WHAT YOU ARE ASKED TO DO: From the listing below, extract every line containing "this".

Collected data
———
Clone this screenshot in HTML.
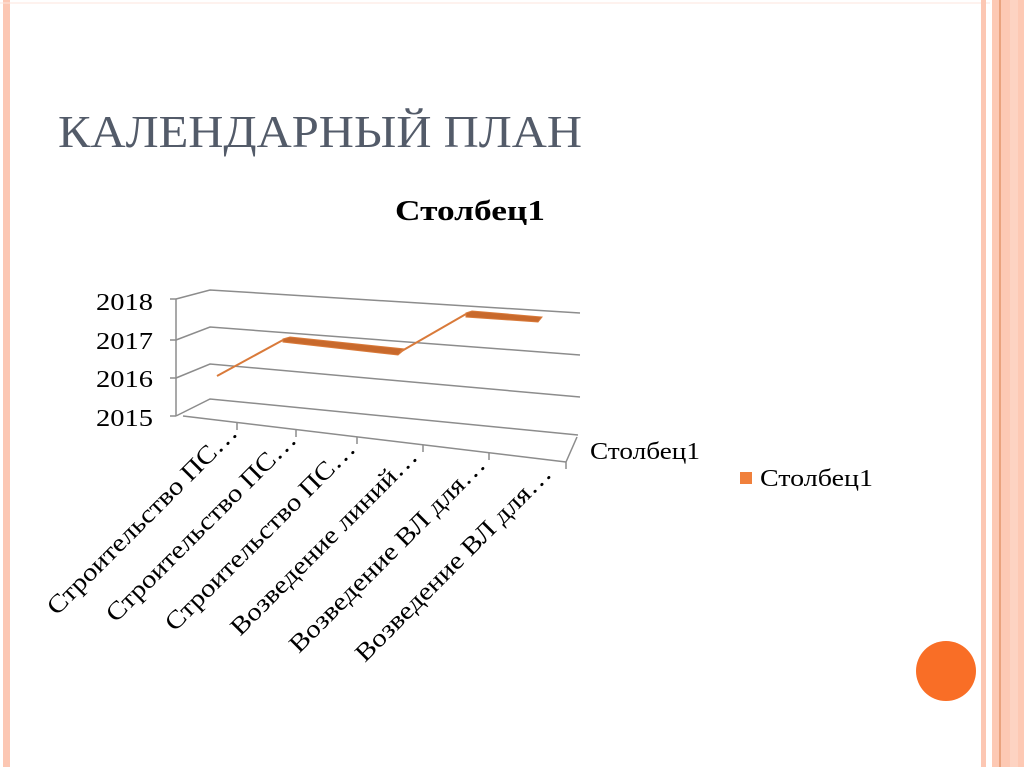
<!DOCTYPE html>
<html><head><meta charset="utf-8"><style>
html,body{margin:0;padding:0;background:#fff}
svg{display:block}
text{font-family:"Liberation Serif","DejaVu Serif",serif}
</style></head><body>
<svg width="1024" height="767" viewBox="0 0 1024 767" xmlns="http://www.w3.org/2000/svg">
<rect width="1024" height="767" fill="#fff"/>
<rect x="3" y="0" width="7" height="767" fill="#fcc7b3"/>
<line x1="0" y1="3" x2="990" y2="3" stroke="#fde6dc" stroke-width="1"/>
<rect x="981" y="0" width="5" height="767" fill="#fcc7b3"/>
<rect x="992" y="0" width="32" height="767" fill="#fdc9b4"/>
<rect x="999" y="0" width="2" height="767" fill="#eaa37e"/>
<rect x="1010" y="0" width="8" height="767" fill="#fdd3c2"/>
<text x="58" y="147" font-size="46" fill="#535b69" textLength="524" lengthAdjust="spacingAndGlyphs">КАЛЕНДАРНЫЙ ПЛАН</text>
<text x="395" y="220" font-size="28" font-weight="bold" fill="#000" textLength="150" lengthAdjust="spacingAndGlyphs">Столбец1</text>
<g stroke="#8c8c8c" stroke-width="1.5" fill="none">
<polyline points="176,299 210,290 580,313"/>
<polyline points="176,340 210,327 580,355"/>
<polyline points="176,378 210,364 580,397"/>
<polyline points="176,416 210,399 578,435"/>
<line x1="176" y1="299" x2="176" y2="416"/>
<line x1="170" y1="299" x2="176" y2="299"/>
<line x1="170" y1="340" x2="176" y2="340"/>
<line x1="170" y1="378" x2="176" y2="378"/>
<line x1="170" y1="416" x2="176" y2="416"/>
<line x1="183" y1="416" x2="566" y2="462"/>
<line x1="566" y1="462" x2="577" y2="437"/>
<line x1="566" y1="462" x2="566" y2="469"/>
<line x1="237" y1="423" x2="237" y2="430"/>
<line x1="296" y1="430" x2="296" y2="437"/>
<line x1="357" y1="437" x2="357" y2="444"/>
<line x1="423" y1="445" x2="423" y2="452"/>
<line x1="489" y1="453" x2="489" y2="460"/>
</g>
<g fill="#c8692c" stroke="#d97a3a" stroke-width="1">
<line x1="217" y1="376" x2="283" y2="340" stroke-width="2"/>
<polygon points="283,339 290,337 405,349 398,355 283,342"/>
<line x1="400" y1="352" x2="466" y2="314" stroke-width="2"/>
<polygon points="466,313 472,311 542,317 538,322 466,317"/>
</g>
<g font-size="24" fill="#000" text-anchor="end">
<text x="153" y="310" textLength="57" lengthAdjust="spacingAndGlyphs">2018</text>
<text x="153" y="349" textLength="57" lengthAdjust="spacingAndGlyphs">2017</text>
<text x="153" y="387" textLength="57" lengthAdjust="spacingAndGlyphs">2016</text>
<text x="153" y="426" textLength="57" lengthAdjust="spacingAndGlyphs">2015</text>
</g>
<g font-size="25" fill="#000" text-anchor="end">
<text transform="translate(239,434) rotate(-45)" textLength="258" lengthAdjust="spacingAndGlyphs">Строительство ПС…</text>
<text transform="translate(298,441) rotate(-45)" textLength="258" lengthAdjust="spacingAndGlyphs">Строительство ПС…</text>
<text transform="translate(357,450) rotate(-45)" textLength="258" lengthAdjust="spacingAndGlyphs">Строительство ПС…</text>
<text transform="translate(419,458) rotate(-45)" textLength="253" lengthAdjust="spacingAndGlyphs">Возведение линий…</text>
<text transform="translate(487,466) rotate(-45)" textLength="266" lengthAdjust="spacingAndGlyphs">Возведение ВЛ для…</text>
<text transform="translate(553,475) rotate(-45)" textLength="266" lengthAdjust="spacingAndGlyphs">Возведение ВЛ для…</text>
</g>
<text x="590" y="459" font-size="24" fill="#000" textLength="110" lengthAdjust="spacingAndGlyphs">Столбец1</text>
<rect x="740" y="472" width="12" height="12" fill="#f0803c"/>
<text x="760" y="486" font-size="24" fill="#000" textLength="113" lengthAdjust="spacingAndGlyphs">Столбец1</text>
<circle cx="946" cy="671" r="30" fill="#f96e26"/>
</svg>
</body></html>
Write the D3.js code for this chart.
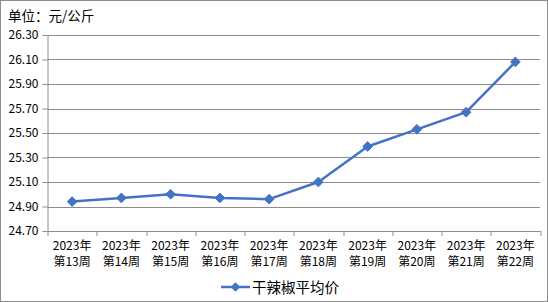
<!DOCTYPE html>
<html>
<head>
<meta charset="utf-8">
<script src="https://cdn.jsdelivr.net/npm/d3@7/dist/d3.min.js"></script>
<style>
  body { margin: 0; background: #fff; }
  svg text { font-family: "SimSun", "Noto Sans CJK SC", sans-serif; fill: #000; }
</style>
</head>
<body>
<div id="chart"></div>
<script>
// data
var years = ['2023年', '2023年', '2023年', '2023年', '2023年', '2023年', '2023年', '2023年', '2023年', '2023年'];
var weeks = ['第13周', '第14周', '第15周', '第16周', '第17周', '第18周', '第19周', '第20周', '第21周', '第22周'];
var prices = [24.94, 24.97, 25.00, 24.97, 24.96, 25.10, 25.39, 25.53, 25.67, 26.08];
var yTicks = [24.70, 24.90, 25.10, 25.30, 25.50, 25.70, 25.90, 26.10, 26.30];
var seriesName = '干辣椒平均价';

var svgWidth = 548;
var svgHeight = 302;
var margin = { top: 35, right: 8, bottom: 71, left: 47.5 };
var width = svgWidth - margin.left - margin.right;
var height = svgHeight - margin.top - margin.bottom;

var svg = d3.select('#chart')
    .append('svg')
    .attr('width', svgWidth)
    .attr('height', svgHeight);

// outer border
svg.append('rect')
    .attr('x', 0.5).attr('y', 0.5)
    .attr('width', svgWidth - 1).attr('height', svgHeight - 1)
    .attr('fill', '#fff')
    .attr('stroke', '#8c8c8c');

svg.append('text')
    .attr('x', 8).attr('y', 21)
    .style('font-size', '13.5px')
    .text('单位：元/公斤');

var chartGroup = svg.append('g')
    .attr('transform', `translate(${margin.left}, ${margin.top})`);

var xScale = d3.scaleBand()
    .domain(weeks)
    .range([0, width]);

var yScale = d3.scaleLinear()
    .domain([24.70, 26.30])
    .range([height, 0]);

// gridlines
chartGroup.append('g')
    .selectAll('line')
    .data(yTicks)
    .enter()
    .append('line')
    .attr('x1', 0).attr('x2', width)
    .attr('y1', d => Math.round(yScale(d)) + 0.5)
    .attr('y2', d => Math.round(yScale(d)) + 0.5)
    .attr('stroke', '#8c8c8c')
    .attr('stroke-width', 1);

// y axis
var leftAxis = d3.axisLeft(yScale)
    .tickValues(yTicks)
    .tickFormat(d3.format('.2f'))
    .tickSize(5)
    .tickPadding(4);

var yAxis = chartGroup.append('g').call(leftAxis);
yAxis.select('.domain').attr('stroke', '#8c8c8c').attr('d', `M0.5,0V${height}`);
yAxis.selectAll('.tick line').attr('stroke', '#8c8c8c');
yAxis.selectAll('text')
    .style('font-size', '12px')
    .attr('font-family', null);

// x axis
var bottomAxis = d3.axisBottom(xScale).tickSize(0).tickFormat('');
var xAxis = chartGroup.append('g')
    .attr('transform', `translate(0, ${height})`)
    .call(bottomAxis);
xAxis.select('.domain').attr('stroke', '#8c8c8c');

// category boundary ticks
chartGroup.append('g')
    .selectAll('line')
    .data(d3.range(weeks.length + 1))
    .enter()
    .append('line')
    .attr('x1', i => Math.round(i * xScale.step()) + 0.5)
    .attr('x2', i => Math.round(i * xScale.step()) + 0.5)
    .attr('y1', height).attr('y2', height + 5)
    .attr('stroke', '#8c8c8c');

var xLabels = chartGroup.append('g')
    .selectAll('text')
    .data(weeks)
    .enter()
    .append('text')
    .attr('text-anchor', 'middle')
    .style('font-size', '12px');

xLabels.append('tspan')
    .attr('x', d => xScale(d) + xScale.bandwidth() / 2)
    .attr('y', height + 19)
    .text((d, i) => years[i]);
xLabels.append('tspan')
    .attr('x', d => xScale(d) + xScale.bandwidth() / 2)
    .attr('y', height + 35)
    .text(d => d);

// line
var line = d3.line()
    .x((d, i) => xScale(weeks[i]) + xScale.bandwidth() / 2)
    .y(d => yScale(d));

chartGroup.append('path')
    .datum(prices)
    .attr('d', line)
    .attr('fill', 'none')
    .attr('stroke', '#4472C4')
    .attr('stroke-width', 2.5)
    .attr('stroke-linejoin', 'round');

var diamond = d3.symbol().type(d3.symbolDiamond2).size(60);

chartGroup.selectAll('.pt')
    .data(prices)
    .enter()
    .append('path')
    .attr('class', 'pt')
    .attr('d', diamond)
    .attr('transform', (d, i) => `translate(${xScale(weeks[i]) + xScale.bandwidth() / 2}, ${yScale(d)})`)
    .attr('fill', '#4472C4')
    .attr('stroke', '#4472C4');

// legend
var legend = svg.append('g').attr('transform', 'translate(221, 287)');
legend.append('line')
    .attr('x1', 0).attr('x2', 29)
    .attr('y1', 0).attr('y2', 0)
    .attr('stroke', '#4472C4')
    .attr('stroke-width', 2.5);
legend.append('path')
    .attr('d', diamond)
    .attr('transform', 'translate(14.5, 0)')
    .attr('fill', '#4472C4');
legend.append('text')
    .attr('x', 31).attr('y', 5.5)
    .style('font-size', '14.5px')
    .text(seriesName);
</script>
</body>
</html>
———
ANSWER TO THE PROBLEM:
Clone this screenshot in HTML.
Write the D3.js code for this chart.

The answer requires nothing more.